Read-Log-Update – A Lightweight Synchronization Mechanism for Concurrent Programming
In this project we introduce read-log-update (RLU), a novel extension of the popular read-copy-update (RCU) synchronization mechanism that supports scalability of concurrent code by allowing unsynchronized sequences of reads to execute concurrently with updates. RLU overcomes the major limitations of RCU by allowing, for the first time, concurrency of reads with multiple writers, and providing automation that eliminates most of the programming difficulty associated with RCU programming. At the core of the RLU design is a logging and coordination mechanism inspired by software transactional memory algorithms.
In a collection of micro-benchmarks in both the kernel and user space, we show that RLU both simplifies the code and matches or improves on the performance of RCU. As an example of its power, we show how it readily scales the performance of a real-world application, Kyoto Cabinet, a truly difficult concurrent programming feat to attempt in general, and in particular with classic RCU.

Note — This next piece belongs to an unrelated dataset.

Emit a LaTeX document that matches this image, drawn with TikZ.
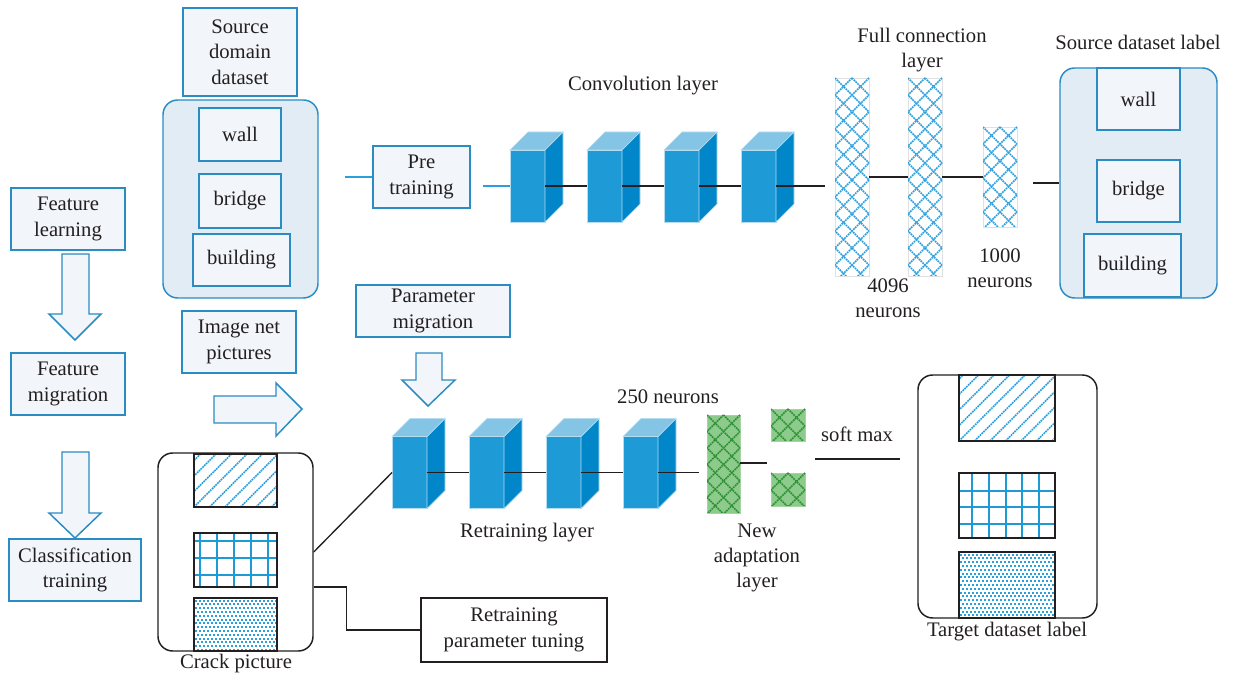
\documentclass[tikz,border=0pt]{standalone}
\usepackage{fontspec}
\setmainfont{Liberation Serif}
\usetikzlibrary{calc}
\definecolor{boxfill}{HTML}{F2F5FA}
\definecolor{boxline}{HTML}{2B8CC3}
\definecolor{contfill}{HTML}{E1ECF4}
\definecolor{cfront}{HTML}{1E9BD7}
\definecolor{cside}{HTML}{0086C9}
\definecolor{ctop}{HTML}{84C5E6}
\definecolor{cedge}{HTML}{B5DCEF}
\definecolor{latblue}{HTML}{2A9FDD}
\definecolor{gfill}{HTML}{8CCB8C}
\definecolor{gline}{HTML}{2F8F35}
\definecolor{txt}{HTML}{231F20}
\tikzset{
  lbl/.style={font=\fontsize{15.5}{19}\selectfont, text=txt, align=center, inner sep=0pt},
  bluebox/.style={lbl, draw=boxline, fill=boxfill, line width=1.1pt},
  cont/.style={draw=boxline, fill=contfill, line width=1.1pt, rounded corners=11pt, minimum width=116.25pt, minimum height=148.5pt},
  blackcont/.style={draw=txt, fill=white, line width=1.1pt, rounded corners=11pt},
  cubefront/.style={fill=cfront, draw=cedge, line width=0.4pt, minimum width=26.25pt, minimum height=54pt, inner sep=0pt, outer sep=0pt},
  column/.style={draw=black!12, line width=0.6pt, inner sep=0pt, outer sep=0pt, minimum width=25.5pt},
  blueline/.style={draw=latblue, line width=0.9pt},
  conn/.style={draw=txt, line width=1pt},
  blockarrow/.style={draw=boxline, fill=boxfill, line width=1.1pt, line join=miter},
  patbox/.style={draw=txt, line width=1.1pt},
}
\newcommand\cubeat[3]{%
  \node[cubefront] (#1) at (#2,#3) {};
  \filldraw[fill=cside, draw=cedge, line width=0.4pt] (#1.north east) -- ++(18,-18) -- ++(0,72) -- (#1.south east) -- cycle;
  \filldraw[fill=ctop, draw=cedge, line width=0.4pt] (#1.north west) -- ++(18,-18) -- ++(35,0) -- (#1.north east) -- cycle;
}
\newcommand\latticefill[3]{%
  \begin{scope}
    \clip (#1.north west) rectangle (#1.south east);
    \foreach \k in {-14,...,16} {
      \draw[#2, line width=1.3pt, dash pattern=on 1.3pt off 0.6pt] ($(#1.north west)+(\k*#3,0)$) -- ++(240,240);
      \draw[#2, line width=1.3pt, dash pattern=on 1.3pt off 0.6pt] ($(#1.north west)+(\k*#3,0)$) -- ++(-240,240);
    }
  \end{scope}
}
\newcommand\hatchrect[4]{%
  \begin{scope}
    \clip (#1,#2) rectangle (#3,#4);
    \foreach \k in {-6,...,10} {
      \draw[latblue, line width=1.3pt, dash pattern=on 1.3pt off 0.6pt] ({#1+\k*15.5},#4) -- ++(80,-80);
    }
  \end{scope}
  \draw[patbox] (#1,#2) rectangle (#3,#4);
}
\newcommand\dotrect[4]{%
  \begin{scope}
    \clip (#1,#2) rectangle (#3,#4);
    \foreach \i in {0,...,24} {
      \foreach \j in {0,...,17} {
        \pgfmathsetmacro\off{mod(\j,2)*2}
        \fill[latblue] ({#1+0.5+\i*4+\off},{#2+1.5+\j*3.8}) rectangle ++(2.1,2.1);
      }
    }
  \end{scope}
  \draw[patbox] (#1,#2) rectangle (#3,#4);
}
\begin{document}
\begin{tikzpicture}[x=0.75pt,y=-0.75pt]
\useasboundingbox (0,0) rectangle (1235,680);

% ---------- top: source domain ----------
\node[bluebox, minimum width=85.5pt, minimum height=66pt] (sdd) at (240,52) {Source\\domain\\dataset};
\node[cont] (src1) at (240.5,199) {};
\node[bluebox, minimum width=61.5pt, minimum height=39.75pt] (wall1) at (240,134.5) {wall};
\node[bluebox, minimum width=61.5pt, minimum height=40.5pt] (bridge1) at (240,201) {bridge};
\node[bluebox, minimum width=72.75pt, minimum height=39pt] (build1) at (241.5,260) {building};

\node[bluebox, minimum width=72.75pt, minimum height=46.5pt] (pre) at (421.5,177) {Pre\\training};
\coordinate (pl) at (345,177);
\coordinate (pr) at (483,186);

\node[lbl] (convlbl) at (643,86) {Convolution layer};
\cubeat{c1}{527.5}{186}
\cubeat{c2}{604.5}{186}
\cubeat{c3}{681.5}{186}
\cubeat{c4}{758.5}{186}
\coordinate (fcin) at (825,186);

\draw[blueline] (pl) -- (pre.west);
\draw[blueline] (pr) -- (c1.west);
\draw[conn] (c1.east) -- (c2.west);
\draw[conn] (c2.east) -- (c3.west);
\draw[conn] (c3.east) -- (c4.west);
\draw[conn] (c4.east) -- (fcin);

% full connection
\node[lbl] (fclbl) at (922,50) {Full connection\\layer};
\node[column, fill=white, minimum height=148.5pt] (fc1) at (852,177) {};
\node[column, fill=white, minimum height=148.5pt] (fc2) at (925,177) {};
\node[column, fill=white, minimum height=75pt] (fc3) at (1000,177) {};
\latticefill{fc1}{latblue}{17}
\latticefill{fc2}{latblue}{17}
\latticefill{fc3}{latblue}{17}
\draw[conn] (fc1.east) -- (fc2.west);
\draw[conn] (fc2.east) -- (fc3.west);
\node[lbl] (n4096) at (888,298) {4096\\neurons};
\node[lbl] (n1000) at (1000,268) {1000\\neurons};

% source dataset label
\node[lbl] (srclbl) at (1138,42) {Source dataset label};
\node[cont, minimum width=117.75pt, minimum height=172.5pt] (src2) at (1138.5,183) {};
\node[bluebox, minimum width=62.25pt, minimum height=46.5pt] (wall2) at (1138.5,99) {wall};
\node[bluebox, minimum width=62.25pt, minimum height=46.5pt] (bridge2) at (1138.5,191) {bridge};
\node[bluebox, minimum width=72.75pt, minimum height=47.25pt] (build2) at (1132.5,265.5) {building};
\coordinate (fcout) at (1033,183);
\draw[conn] (fcout) -- (src2.west);

% ---------- left column ----------
\node[bluebox, minimum width=85.5pt, minimum height=46.5pt] (fl) at (68,219) {Feature\\learning};
\node[bluebox, minimum width=85.5pt, minimum height=46.5pt] (fm) at (68,384) {Feature\\migration};
\node[bluebox, minimum width=99pt, minimum height=46.5pt] (ct) at (75,570) {Classification\\training};
\draw[blockarrow] (62,254) -- (89,254) -- (89,314) -- (101,314) -- (75,340) -- (49,314) -- (62,314) -- cycle;
\draw[blockarrow] (62,452) -- (89,452) -- (89,513) -- (101,513) -- (75,538) -- (49,513) -- (62,513) -- cycle;

\node[bluebox, minimum width=85.5pt, minimum height=46.5pt] (inp) at (239,342) {Image net\\pictures};
\draw[blockarrow] (214,396) -- (276,396) -- (276,383) -- (302,409) -- (276,436) -- (276,423) -- (214,423) -- cycle;

\node[bluebox, minimum width=115.5pt, minimum height=39pt] (pm) at (433,311) {Parameter\\migration};
\draw[blockarrow] (416,353) -- (442,353) -- (442,380) -- (455,380) -- (428,406) -- (402,380) -- (416,380) -- cycle;

% ---------- bottom network ----------
\node[lbl] (n250) at (668,397) {250 neurons};
\cubeat{b1}{409.5}{472.5}
\cubeat{b2}{486.5}{472.5}
\cubeat{b3}{563.5}{472.5}
\cubeat{b4}{640.5}{472.5}
\coordinate (bout) at (699,472.5);
\draw[conn] (b1.east) -- (b2.west);
\draw[conn] (b2.east) -- (b3.west);
\draw[conn] (b3.east) -- (b4.west);
\draw[conn] (b4.east) -- (bout);

\node[column, draw=gfill!80!white, fill=gfill, minimum width=24.75pt, minimum height=73.5pt] (gcol) at (723.5,464) {};
\node[column, draw=gfill!80!white, fill=gfill, minimum height=24pt] (gs1) at (788,425) {};
\node[column, draw=gfill!80!white, fill=gfill, minimum height=24.75pt] (gs2) at (788,489.5) {};
\latticefill{gcol}{gline}{16.5}
\latticefill{gs1}{gline}{17}
\latticefill{gs2}{gline}{17}
\coordinate (gout) at (767,463);
\draw[conn] (gcol.east |- gout) -- (gout);

\node[lbl] (smx) at (857,434) {soft max};
\coordinate (sm1) at (815,459);
\coordinate (sm2) at (900,459);
\draw[conn] (sm1) -- (sm2);

\node[lbl] (rlay) at (527,533) {Retraining layer};
\node[lbl] (nal) at (757,558) {New\\adaptation\\layer};

% crack picture
\node[blackcont, minimum width=116.25pt, minimum height=148.5pt] (crack) at (235.5,552) {};
\hatchrect{194}{454}{277}{507}
\begin{scope}
  \draw[cfront, line width=1.5pt] \foreach \x in {200,217,234,251,268} {(\x,533) -- (\x,587)};
  \draw[cfront, line width=1.5pt] \foreach \y in {541,558,575} {(194,\y) -- (277,\y)};
\end{scope}
\draw[patbox] (194,533) rectangle (277,587);
\dotrect{194}{598}{277}{651}
\node[lbl] (crlbl) at (236,664) {Crack picture};

% target dataset
\node[blackcont, minimum width=134.25pt, minimum height=182.25pt] (target) at (1007.5,496.5) {};
\hatchrect{959}{375}{1055}{441}
\begin{scope}
  \draw[cfront, line width=1.5pt] \foreach \x in {972,989,1006,1022,1039} {(\x,473) -- (\x,538)};
  \draw[cfront, line width=1.5pt] \foreach \y in {491,507,524} {(959,\y) -- (1055,\y)};
\end{scope}
\draw[patbox] (959,473) rectangle (1055,538);
\dotrect{959}{552}{1055}{618}
\node[lbl] (tglbl) at (1007,632) {Target dataset label};

% retraining parameter tuning
\node[lbl, draw=txt, line width=1.1pt, minimum width=139.5pt, minimum height=48pt] (rpt) at (514,630) {Retraining\\parameter tuning};

\draw[conn] (crack.east) -- (b1.west);
\draw[conn] ($(crack.east)+(0,35)$) -- ++(33,0) |- (rpt.west);
\draw[conn] ($(rlay.south)+(0,8)$) -- ($(rlay.south)+(0,8)$ |- rpt.north);
\end{tikzpicture}
\end{document}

ThreadScan – Automatic and Scalable Concurrent Memory Reclamation
The concurrent memory reclamation problem is that of devising a way for a deallocating thread to verify that no other concurrent threads hold references to a memory block being deallocated. To date, there is no satisfactory solution to this problem: existing tracking methods like hazard pointers, reference counters, or epoch-based techniques like RCU, are either prohibitively expensive or require significant programming expertise, to the extent that implementing them efficiently can be worthy of a publication. None of the existing techniques are automatic or even semi-automated.
In this project, we take a radical new approach to concurrent memory reclamation: instead of manually tracking access to memory locations as done in techniques like hazard pointers, or restricting shared accesses to specific epoch boundaries as in RCU, our algorithm, called ThreadScan, uses operating system signaling and page protection to automatically detect which memory locations are being accessed.
Initial empirical evidence of using ThreadScan shows that it scales surprisingly well, and requires negligible programming effort beyond the standard use of Malloc and Free.
RH-NOrec – Safe and Scalable Hybrid Transactional Memory
Because of hardware TM limitations, software fallbacks are the only way to make TM algorithms guarantee progress. Nevertheless, all known software fallbacks to date, from simple locks to sophisticated versions of the NOrec Hybrid TM algorithm, have either limited scalability or weakened semantics.
This work presents a novel reduced-hardware (RH) version of the NOrec HyTM algorithm. Instead of an all-software slow path, in our RH NOrec the slow-path is a “mix” of hardware and software: one short hardware transaction executes a maximal amount of initial reads in the hardware, and the second executes all of the writes. This novel combination of the RH approach and the NOrec algorithm delivers the first Hybrid TM that scales while fully preserving the hardware’s original semantics of opacity and privatization.
Our GCC implementation of RH NOrec is promising in that it shows improved performance relative to all prior methods, at the concurrency levels we could test today.
The SprayList: A Scalable Relaxed Priority Queue
High-performance concurrent priority queues are essential for applications such as task scheduling and discrete event simulation. Unfortunately even the best performing implementations do not scale past a number of threads in the single digits. This is because of the sequential bottleneck in accessing the elements at the head of the queue in order to perform a DeleteMin operation. In this paper, we present the SprayList, a scalable priority queue with relaxed ordering semantics. Starting from a nonblocking SkipList, the main innovation behind our design is that the DeleteMin operations avoid a sequential bottleneck by “spraying” themselves onto the head of the SkipList list in a coordinated fashion. The spraying is implemented using a carefully designed random walk, so that DeleteMin always returns an element among the first O(p polylog p) in the list, where p is the number of threads. We prove that the expected running time of a DeleteMin operation is poly-logarithmic in p, independent of the size of the list, and also provide analytic upper bounds on the number of possible priority inversions for an element. Our experiments show that the relaxed semantics allow the data structure to scale for very high thread counts, comparable to a classic unordered SkipList. Furthermore, we observe that, for reasonably parallel workloads, the scalability benefits of relaxation considerably outweigh the additional work due to out-of-order execution.
StackTrack – An Automated Transactional Approach to Concurrent Memory Reclamation
Dynamic memory reclamation is arguably the biggest open problem in concurrent data structure design: all known solutions induce high overhead, or must be customized to the specific data structure by the programmer, or both. This work presents StackTrack, the first concurrent memory reclamation scheme that can be applied automatically by a compiler, while maintaining efficiency. StackTrack eliminates most of the expensive bookkeeping required for memory reclamation by leveraging the power of hardware transactional memory (HTM) in a new way: it tracks thread variables dynamically, and in an atomic fashion. This effectively makes all memory references visible without having threads pay the overhead of writing out this information. Our empirical results show that this new approach matches or outperforms prior, non-automated, techniques.